Seguirán siendo un arma liberadora que nos invita a repensar nuestro lugar como
latinoamericanos, como argentinos, como seres humanos reflexivos hermanados por
una lengua con la que Márquez ha hecho una labor de orfebre. Pero no de orfebre
pagado por el poder de turno, sino de artesano libre, movido por convicciones
propias.
Cuando en
1997, en el Congreso de Zacatecas propuso una Botella al mar para el dios de las palabras, se armó un verdadero
revuelo académico. Muchos se quedaron en la superficie de sus afirmaciones y de
su supuesta abolición de la ortografía y de las reglas. Voces furibundas no se
dejaron esperar ante afirmaciones como:
Humanicemos sus leyes, aprendamos de las lenguas indígenas a las que
tanto debemos lo mucho que tienen todavía para enseñarnos y enriquecernos,
asimilemos pronto y bien los neologismos técnicos y científicos antes de que se
nos infiltren sin digerir, negociemos de buen corazón con los gerundios
bárbaros, los qués endémicos, el dequeísmo parasitario, y devuélvamos al
subjuntivo presente el esplendor de sus esdrújulas: váyamos en vez de vayamos,
cántemos en vez de cantemos, o el armonioso muéramos en vez del siniestro
muramos.
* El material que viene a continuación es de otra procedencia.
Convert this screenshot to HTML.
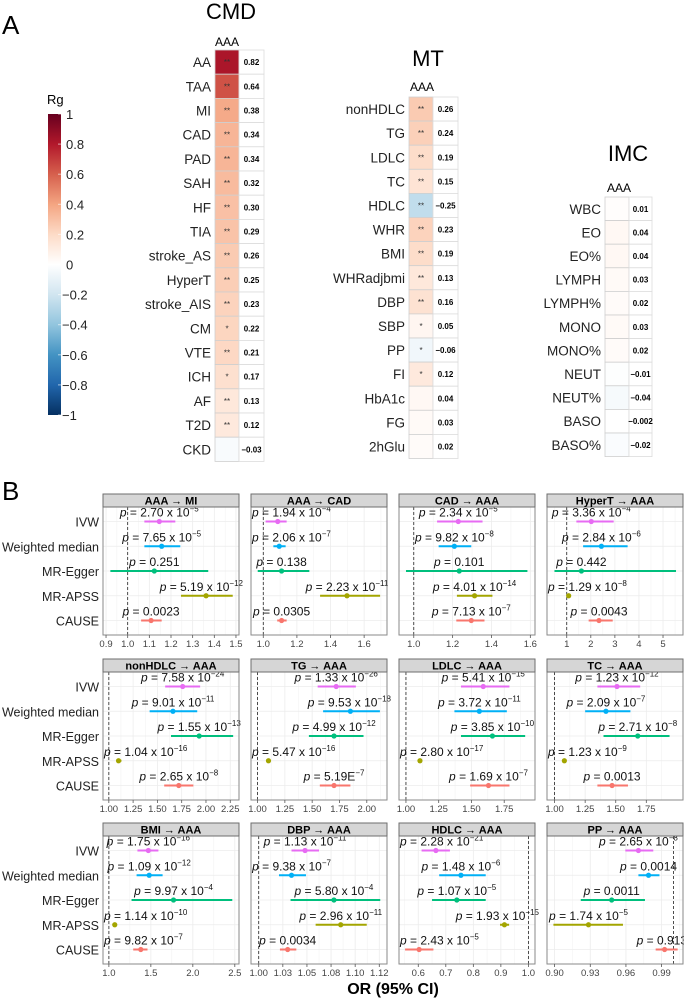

Jubilemos la ortografía, terror del ser humano desde la cuna:
enterremos las haches rupestres, firmemos un tratado de límites entre la ge y
jota, y pongamos más uso de razón en los acentos escritos, que al fin y al cabo
nadie ha de leer lágrima donde diga lágrima ni confundirá revólver con
revolver. ¿Y qué de nuestra be de burro y nuestra ve de vaca, que los abuelos
españoles nos trajeron como si fueran dos y siempre sobra una?
La voz
de Márquez fue un verdadero dardo que supo dar en el centro de un debate más
que vigente. La cuestión no es si debemos respetar o no la ortografía. La
cuestión es qué lengua hablamos y con qué criterios expresivos lo hacemos. La
invitación no fue a revelarnos de manera adolescente ante las reglas que toda
lengua tiene. La invitación fue, y sigue siendo, a hablar nuestra lengua
libremente, a entendernos y a respetarnos en la diversidad.
La
muerte de Gabriel García Márquez nos provoca, nos invoca, nos convoca. Pero no
a homenajes huecos ni a alabanzas condescendientes. Nos invita a hacer de
nuestra lengua y de nuestra literatura un trabajo de liberación y de
construcción de identidad. Por eso, no hemos tomado el camino de los adioses ni
de las despedidas. Hemos tomado el camino de quienes aprenden de un maestro. De
un maestro cuyas lecciones siguen vigentes y nos sugieren, con una amabilidad
propia de quien sabe y sabe decir, que solo ha muerto quien ha caído en el
olvido, y que el olvido jamás alcanzará la voz y la letra de este eterno
maestro latinoamericano. Porque su lengua es una lengua libre de ataduras y de
normas exógenas. Porque su lengua es una lengua absuelta.